Всё предвещало лёгкую и успешную продажу. Ободрённые, мы связались с торговцами недвижимостью в пенсильванском графстве Скулкил и в очередной визит к дочери Лене, в столицу графства город Потгсвиль, легко сменили роль продавцов дома на роль покупателей. Нашим агентом оказалась молодая прелестная женщина по имени Роз Картрайт. Неутомимо и приветливо она возила нас по округе от одного дома к другому, а потом предложила взглянуть на дом, ещё только строившийся, но уже выставленный на продажу. Он стоял на склоне холма, глядел окнами на проезжую дорогу, но сразу за дорогой открывалась узкая полоска деревьев, великолепное озеро блестело между стволами, а за ним опять ползли вверх холмы, усыпанные пёстрыми домиками посёлка Вайнона, утопавшими в цветущих кустах.
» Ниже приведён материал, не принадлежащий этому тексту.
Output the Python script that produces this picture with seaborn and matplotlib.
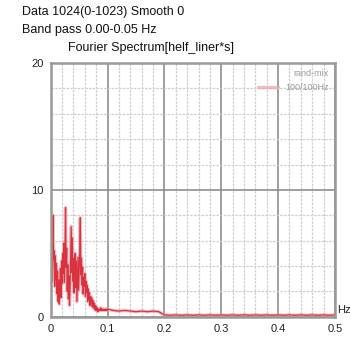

Марина была пленена этим пейзажем. Её воображение легко улетало вперёд, поверх недостроенного крыльца, непокрытых полов, неподключённого водопровода. За домом простирался луг, на котором она уже видела будущие ряды азалий, гортензий, шиповника, рододендронов, грядки с луком, огурцами, кабачками, качели для внука Андрюши. До города Поттсвиля, где жила Лена с семьёй, было полчаса езды. Строители обещали закончить все работы в августе-сентябре. Вселиться в обиталище, в котором никто до нас не жил, — такого в нашей жизни ещё не бывало. «Берём!» — воскликнули мы и подписали контракт на покупку с осчастливленной Роз.
За новое жильё вместе с участком нам предстояло уплатить около 150 тысяч. Это означало, что в случае удачной продажи дома в Энгелвуде, после уплаты долга банку (около 120 тысяч), комиссионных «Фокстонсу» (10 тысяч), долгов за проведённые ремонты (ещё 10 тысяч), нам светил остаток в 30 тысяч, которые можно будет положить в банковскую кубышку на покрытие всяких старческих хворей и прочих неожиданностей. Две пенсии, плюс заработок Марины на радио, плюс мои скромные гонорары за книги, издававшиеся в России, плюс ручеёк с продолжавшихся продаж книг «Эрмитажа» — неужели не проживём? Неужели мы дожили до момента, когда можно будет перестать трястись из-за денег?